For all his precise Yankee ways, Dr. White, now 66, is no man to be hidebound by conventions. So it was no surprise to his stuffier colleagues when his latest contribution to the New England Journal of Medicine was titled: "The Relation of Heart Size to the Time Intervals of the Heartbeat, with Particular Reference to the Elephant and the Whale." It included notes on the slow heartbeats and long electrocardiograph waves of nine circus elephants, and an account of Dr. White's whale hunt off Alaska last summer when he used harpoons as electrodes to get EKG readings of a wild, white (beluga) whale (TIME, Aug. 25).

Even as the Journal appeared, Dr. White was out .on another whale chase, off Southern California. This time all the whales (of a bigger species) got away, but Dr. White is determined to get a harpoon into one sometime soon. In his whale hunting, as in his study of circus elephants and mice, Dr. White has a serious purpose: to show that in human patients the "normal" range of heartbeats as measured by EKG time intervals must be widened to allow for differences in the size of the heart. A newborn baby's heart beats twice as fast as an adult's, and the different impulses within each beat are faster. Small whales have slower rates than big men. From the heart of Moby Dick, Dr. White hopes to extend his normal readings to the limit of the mammalian scale.

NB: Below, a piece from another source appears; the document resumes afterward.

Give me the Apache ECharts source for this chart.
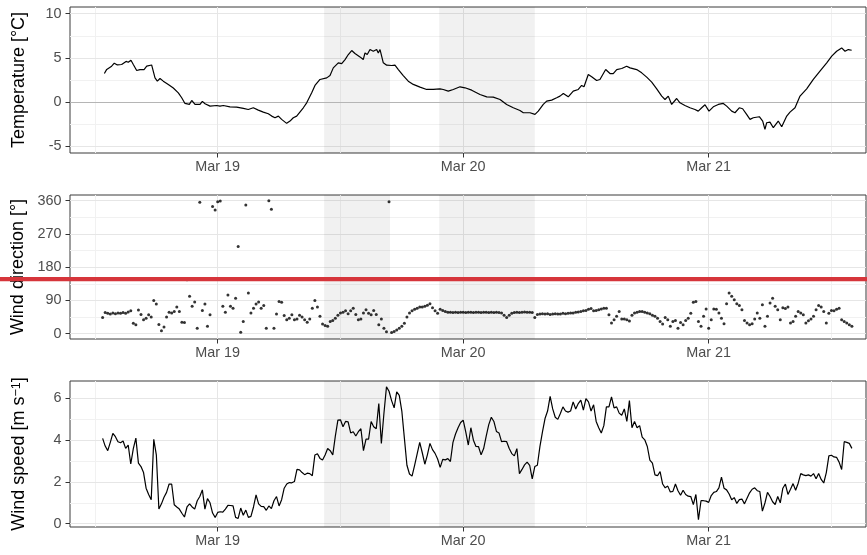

To Paul Dudley White in Boston this week went a special $1,000 Lasker Award for three decades of worldwide pioneering in the study and treatment of the heart. Accepting it, Dr. White made no mention of the whale. He went back to the ancient virtues. In this push-button age, he said, man is overeating and pampering himself. He should walk to work, ride a bicycle for exercise (as Dr. White still does), shovel snow up to the age of 70 or 80 if his heart is sound, and not be afraid of stairs even if his heart is no longer sound. "The life of Riley," Dr. White suspects, leads to a lot of early coronary disease, high blood pressure and diabetes.